Para Machado, un alma haciéndose a sí misma es una tarea muy complicada, casi metalúrgica: al parecer hay yunques y crisoles; se trabaja el acero a martillo en el yunque, se funde en el crisol a temperatura muy elevada. El alma es una fragua. Tal vez en ella nos empeñamos en vano, como el herrero cojo y cornudo, al que la diosa del amor engaña con el dios de la guerra.
Y luego todo eso, esos momentos, ese mundo, ¿tiene que ser entregado al polvo y al viento, se pierde como lágrimas en la lluvia? ¿No es injusto?
Para el dolor de Roy y para el nuestro no hay otra respuesta que la de los poetas: vivir para convertir la muerte en una injusticia, crear un mundo.
El replicante, al morir, suelta una paloma que sujetaba en sus manos.
La paloma vuela hacia el oscuro cielo y Deckard contempla en silencio cómo se deshace un mundo entero ante sus ojos.
Su compañero Gaff aparece poco después y le dice: “Lástima que ella no pueda vivir, pero ¿quién vive?”.
Pues quizá, como diría Machado, vive quien ha sido capaz de forjar un mundo propio, suyo, “la vieja vida en orden tuyo y nuevo”, quien ha conseguido convertir la muerte en una injustica, “antes que el tiempo muera en nuestros brazos”.
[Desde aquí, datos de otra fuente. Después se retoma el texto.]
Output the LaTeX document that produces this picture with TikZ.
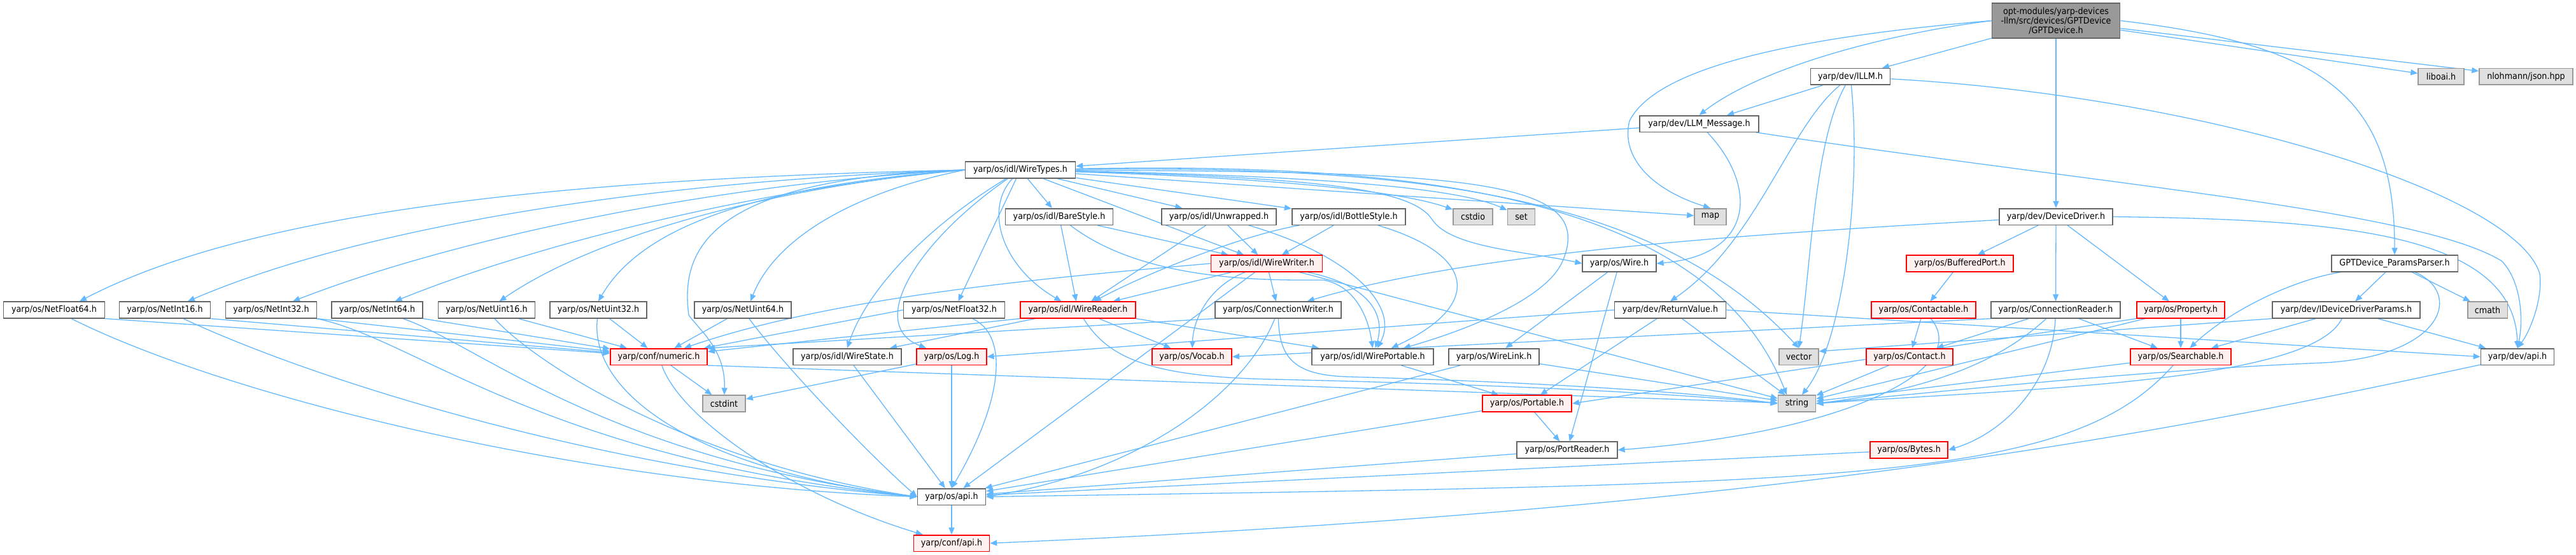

Vive quien quiere vivir, como Roy, porque inventar el mundo entero es una tarea que hay que llevar a cabo a martillazos sobre el yunque y, para eso, hay que tener más ganas de vivir que la mujer de Deckard, al que al final de la película nadie culpará de haberse ido con otra.
En L’Âge d’or, de Luis Buñuel, se oyen los susurros de una pareja, entre otros este verso: “Approche ta tête: ici, l'oreiller est plus frais”. Acerca la cabeza: aquí está más fresca la almohada.
Acerca la cabeza, escucha esa voz: ahora vamos a demostrar que es muy injusto tener que morirse.
Posdata: me ha dado envidia Antonio Orejudo, así que pongo también deberes. ¿De quién es ese verso en francés? Yo siempre he creído que es de Paul Éluard. Suena a Paul Éluard, pero ¡que me aspen si he sido capaz de encontrarlo en sus libros! ¿De dónde lo sacó entonces Luis Buñuel?